BERMAN: Indeed. Yes, the numbers - and the numbers are devastating. The numbers are simply devastating, Mr. Attorney General. And some of the statistics you cite in your own suit, you know, in 2012, for instance, opioid prescriptions in Ohio, 68 pills a year for every resident, including children. That is staggering.

But as to the suit itself, why take it up with the manufacturers and not the distributors? Why not go after the people getting these drugs out there or the doctors or the hospitals prescribing them?

DEWINE: Well, we have not said we're not going to go after the distributors, but we looked at this evidence, I've looked at it very long and hard and made the decision that we clearly feel that we, you know, we have the evidence to prove this in court. And that's why we have filed.

What they - you have to understand, what they did is they targeted general practitioner doctors. That's who they went after. They did not really go after the pain specialists. They go to the people you and I would go in to see about any kind of problem. They set up basically fake groups or groups that they funded that were supposed to be impartial, very similar to what the tobacco industry did, and they funded them and these groups, of course, you know, were promoting the product and saying it's not very addicting. You know, their sales reps were going out and telling doctors, this is really not very addicting. So they -

HARLOW: Mr. Attorney General -

DEWINE: Grossly understated the danger.

HARLOW: Mr. Attorney General, not to interrupt, but we're running out of time and I want to get you on this.

DEWINE: Sure. Sure.

HARLOW: President Trump has promised - well, it was a big campaign promise, I will stem this - you know, I will stem this wave, this epidemic, I will help find a solution for this.

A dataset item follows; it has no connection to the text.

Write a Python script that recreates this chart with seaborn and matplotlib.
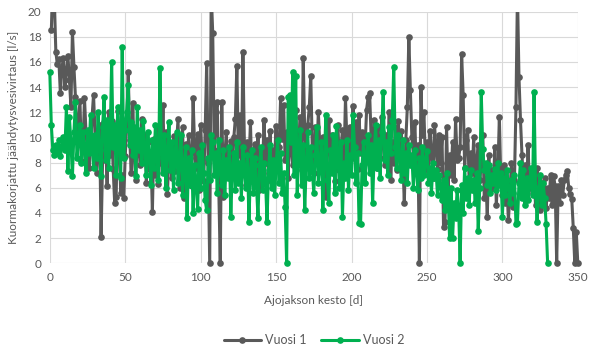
import matplotlib
matplotlib.use("Agg")
import matplotlib.pyplot as plt
import seaborn as sns
import pandas as pd
from matplotlib.patches import Rectangle

# Vuosi 1: days 1..350
vuosi1 = [
    18.5, 22, 21, 16.8, 15.8, 16.2, 13.5, 15.5, 16.3, 14.0,
    15.2, 16.5, 14.6, 12.4, 18.4, 15.6, 13.2, 9.6, 11.2, 12.9,
    8.1, 9.3, 13.1, 10.4, 8.8, 7.6, 9.2, 11.6, 13.4, 10.1,
    7.2, 9.6, 11.0, 2.1, 8.2, 11.2, 10.0, 6.1, 12.0, 8.6,
    11.3, 7.5, 4.8, 5.3, 12.1, 9.5, 5.6, 7.0, 5.2, 8.5,
    11.0, 15.2, 9.8, 7.2, 12.7, 8.4, 6.6, 10.5, 9.0, 7.8,
    11.5, 8.2, 10.2, 6.4, 9.6, 7.5, 8.8, 4.1, 9.9, 7.0,
    10.8, 6.3, 9.2, 8.0, 12.6, 7.4, 10.4, 5.5, 9.0, 8.2,
    6.8, 10.1, 7.3, 9.4, 11.5, 6.0, 8.6, 10.8, 5.2, 9.5,
    7.0, 10.2, 8.4, 6.1, 13.1, 9.2, 7.6, 10.3, 5.8, 11.0,
    8.2, 6.5, 10.6, 15.9, 8.0, 0.0, 21.5, 18.3, 9.0, 12.0,
    12.8, 6.0, 0.0, 12.8, 5.3, 8.5, 10.4, 7.2, 9.0, 9.7,
    7.5, 10.0, 11.5, 15.7, 8.6, 11.8, 7.0, 16.8, 9.4, 6.2,
    9.6, 7.8, 11.2, 6.5, 8.4, 9.5, 7.0, 10.2, 5.8, 8.8,
    7.2, 11.4, 8.0, 9.8, 6.6, 10.5, 7.8, 9.0, 8.2, 10.9,
    7.5, 9.2, 13.1, 9.9, 12.6, 8.2, 10.4, 6.8, 11.0, 9.0,
    7.8, 10.5, 12.2, 8.6, 9.8, 11.6, 7.4, 16.3, 10.2, 8.8,
    11.0, 12.4, 14.9, 9.0, 7.2, 10.8, 8.5, 12.0, 9.4, 7.6,
    10.0, 8.2, 5.3, 9.6, 11.4, 7.8, 10.2, 8.8, 6.5, 9.8,
    11.0, 7.4, 9.2, 10.6, 8.0, 13.1, 9.5, 7.2, 10.8, 8.4,
    12.5, 9.6, 11.2, 7.5, 11.8, 8.8, 10.4, 7.9, 9.2, 12.2,
    13.2, 13.5, 10.0, 8.2, 11.4, 9.0, 7.6, 10.8, 8.4, 11.6,
    9.4, 7.8, 10.2, 8.6, 12.0, 6.6, 9.6, 8.0, 10.8, 7.4,
    11.3, 9.0, 10.5, 8.2, 4.8, 9.8, 12.4, 18.0, 13.8, 10.0,
    8.6, 11.2, 7.2, 9.4, 0.0, 14.0, 10.2, 12.0, 8.0, 9.6,
    7.4, 10.5, 8.8, 6.8, 11.0, 9.2, 7.5, 10.2, 8.0, 10.0,
    2.9, 3.3, 10.8, 6.0, 8.6, 7.0, 9.6, 6.6, 11.5, 8.2,
    8.4, 9.2, 16.6, 13.4, 7.6, 9.8, 10.6, 6.4, 8.8, 7.2,
    10.0, 5.8, 8.2, 9.4, 6.6, 7.8, 10.2, 5.2, 6.8, 3.7,
    8.6, 5.8, 7.4, 6.0, 9.2, 4.6, 7.2, 11.6, 6.4, 5.4,
    7.8, 4.8, 6.2, 3.4, 5.6, 8.0, 4.5, 6.6, 12.4, 21.5,
    14.8, 11.4, 8.6, 6.4, 7.8, 5.2, 9.4, 6.0, 7.0, 5.6,
    6.8, 4.6, 7.6, 5.8, 4.2, 6.4, 5.0, 6.8, 4.4, 6.0,
    5.2, 7.0, 4.6, 6.9, 6.1, 0.0, 6.1, 4.8, 6.6, 5.4,
    6.6, 7.0, 7.3, 6.0, 5.5, 5.1, 2.8, 0.0, 2.5, 0.0,
]
days1 = list(range(1, len(vuosi1) + 1))

# Vuosi 2: days 0..330
vuosi2 = [
    15.2, 11.0, 9.0, 8.6, 9.4, 8.8, 9.8, 8.5, 9.2, 10.0,
    9.0, 12.4, 7.3, 11.6, 9.6, 6.9, 10.4, 12.8, 8.4, 9.8,
    11.0, 8.0, 10.4, 9.2, 7.2, 10.6, 8.8, 11.8, 9.4, 7.6,
    10.2, 8.4, 12.0, 9.0, 6.9, 10.8, 13.2, 8.2, 11.4, 7.6,
    9.8, 16.0, 9.2, 11.0, 7.0, 12.4, 9.6, 6.8, 17.2, 8.4,
    10.6, 12.0, 14.2, 9.4, 11.2, 8.6, 10.8, 6.9, 12.4, 9.0,
    10.6, 8.0, 11.3, 9.2, 7.0, 10.4, 8.6, 6.2, 9.8, 7.6,
    11.0, 8.4, 6.6, 15.5, 9.0, 7.2, 10.2, 6.0, 8.8, 11.2,
    7.4, 9.6, 5.8, 8.6, 10.4, 6.4, 8.0, 10.2, 5.4, 7.8,
    9.2, 3.6, 8.4, 6.2, 9.0, 4.0, 7.8, 6.4, 4.3, 8.8,
    6.0, 9.4, 7.2, 5.0, 4.2, 8.4, 6.6, 10.2, 9.6, 7.0,
    8.8, 5.6, 9.8, 7.4, 6.2, 9.0, 5.4, 8.2, 6.8, 9.2,
    3.7, 7.6, 8.8, 5.8, 9.6, 6.4, 8.0, 5.2, 9.2, 7.4,
    6.0, 8.6, 3.3, 7.2, 9.0, 5.6, 8.4, 6.2, 3.6, 7.8,
    9.2, 5.8, 8.0, 6.6, 3.3, 7.4, 9.4, 6.0, 8.2, 5.4,
    7.6, 9.8, 6.4, 8.8, 5.6, 7.2, 4.5, 0.0, 13.2, 13.4,
    9.6, 15.2, 7.0, 14.9, 5.4, 8.8, 10.6, 6.2, 9.4, 4.2,
    8.0, 10.4, 6.8, 9.2, 7.4, 5.6, 8.6, 10.8, 6.4, 7.8,
    9.6, 4.2, 8.2, 11.8, 6.6, 4.8, 9.0, 7.2, 10.2, 5.6,
    10.9, 8.4, 6.0, 9.6, 3.7, 8.0, 6.8, 9.8, 5.8, 8.6,
    7.0, 11.8, 9.2, 6.4, 8.8, 3.2, 3.1, 7.8, 9.6, 6.4,
    8.4, 10.2, 7.2, 9.4, 4.8, 8.6, 11.0, 7.6, 9.8, 6.8,
    10.4, 13.6, 8.2, 9.6, 7.0, 10.8, 8.8, 11.4, 15.6, 9.2,
    7.6, 10.2, 8.4, 6.6, 9.8, 7.2, 8.8, 6.4, 9.4, 7.8,
    8.6, 6.0, 9.0, 7.4, 5.8, 8.4, 6.8, 9.2, 7.0, 8.2,
    8.9, 6.4, 7.6, 5.6, 8.0, 6.8, 7.4, 5.4, 7.0, 6.2,
    5.0, 6.6, 4.2, 7.2, 5.6, 2.0, 6.0, 2.0, 4.8, 3.6,
    5.8, 4.4, 0.0, 6.2, 4.0, 7.6, 5.2, 6.8, 4.6, 7.4,
    5.8, 6.6, 4.8, 7.2, 2.6, 6.0, 13.6, 9.1, 7.4, 8.0,
    6.2, 7.8, 5.6, 7.0, 6.4, 7.5, 5.8, 8.0, 6.2, 7.2,
    3.7, 6.8, 5.4, 7.4, 6.0, 4.8, 6.6, 5.6, 7.0, 3.1,
    3.2, 6.4, 8.0, 5.2, 7.4, 4.6, 6.8, 5.0, 6.2, 7.6,
    5.4, 13.6, 6.0, 3.3, 5.8, 7.0, 4.6, 6.4, 5.2, 3.1,
    0.0,
]
days2 = list(range(0, len(vuosi2)))

series_names = ["Vuosi 1", "Vuosi 2"]
colors = {"Vuosi 1": "#595959", "Vuosi 2": "#00B050"}

df = pd.concat([
    pd.DataFrame({"day": days1, "flow": vuosi1, "series": series_names[0]}),
    pd.DataFrame({"day": days2, "flow": vuosi2, "series": series_names[1]}),
])

sns.set_style("white")
plt.rcParams["font.family"] = ["Lato", "DejaVu Sans"]

fig, ax = plt.subplots(figsize=(6.0, 3.51), dpi=100)
fig.subplots_adjust(left=0.083, right=0.963, top=0.967, bottom=0.25)

sns.lineplot(data=df, x="day", y="flow", hue="series", palette=colors,
             marker="o", markersize=4.8, markeredgewidth=0, linewidth=2.2,
             ax=ax, legend=True)

ax.set_xlim(0, 350)
ax.set_ylim(0, 20)
ax.set_xticks(range(0, 351, 50))
ax.set_yticks(range(0, 21, 2))
ax.grid(True, color="#D9D9D9", linewidth=0.8)
ax.set_axisbelow(True)
for s in ax.spines.values():
    s.set_visible(False)
ax.tick_params(axis="both", length=0, labelsize=8.5, colors="#595959", pad=6)

# clip only at the top, keep markers on the zero line fully visible
clip = Rectangle((-0.02, -0.03), 1.04, 1.03, transform=ax.transAxes,
                 facecolor="none", edgecolor="none")
ax.add_patch(clip)
for line in ax.lines:
    line.set_clip_path(clip)

ax.set_xlabel("Ajojakson kesto [d]", fontsize=8.5, color="#595959", labelpad=9)
ax.set_ylabel("Kuormakorjattu jäähdytysvesivirtaus [l/s]", fontsize=8.5,
              color="#595959", labelpad=6)

sns.move_legend(ax, "center", bbox_to_anchor=(0.5, -0.305), ncol=2,
                title=None, frameon=False, fontsize=9, handlelength=3,
                columnspacing=1.2, handletextpad=0.3)
for t in ax.get_legend().get_texts():
    t.set_color("#595959")

plt.savefig("out.png", dpi=100)
plt.close()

Looking at the Trump budget that's been proposed, it indicates that the Office of the National Drug Policy will receive cuts. And a recent "Politico" report notes that the 2018 budget proposal by the White House would slash funding significantly to the Substance Abuse and Mental Health Administration. Those are the vehicles through which help comes to people in your state that is reeling right now. Would you support any cuts to either of those departments?

DEWINE: Well, we certainly need more help. And one of the things that Senator Portman has done and other senators have done is to pass a bill last year, very, very significant. We're starting to see the results of that as some money is coming back to Ohio.

So, no, everybody has to be involved in this fight. And one of the things that I said yesterday is the fact that we have filed this lawsuit against the five pharmaceutical companies should not in any way tell anyone in Ohio or anyplace else that we need to stop doing what we're doing. The story in Ohio is that while this tsunami continues to come, we've got people in many counties, many communities who are doing great work.

[09:55:16] BERMAN: Yes.

DEWINE: They need to keep doing that and we need to keep encouraging them to do that.

BERMAN: This is something that needs to be handled nationally as well. It's a national crisis. We all need to pitch in.

Attorney General Mike DeWine of Ohio, thanks so much for being with us. Really appreciate your time, sir.

HARLOW: Thank you.

DEWINE: Thank you.

BERMAN: All right, we have some new pictures coming in right now. Check this out. A family photo of the U.S. Supreme Court. This is the first time they have been filmed sitting like this, the new Supreme Court with the new junior justice standing in the right in the back there, Neil Gorsuch. You can see all the junior justices standing in the back row with the Chief Justice John Roberts right there in the middle. They look like a happy family.

HARLOW: There you go.

All right, we're going to take a quick break. We'll be right back.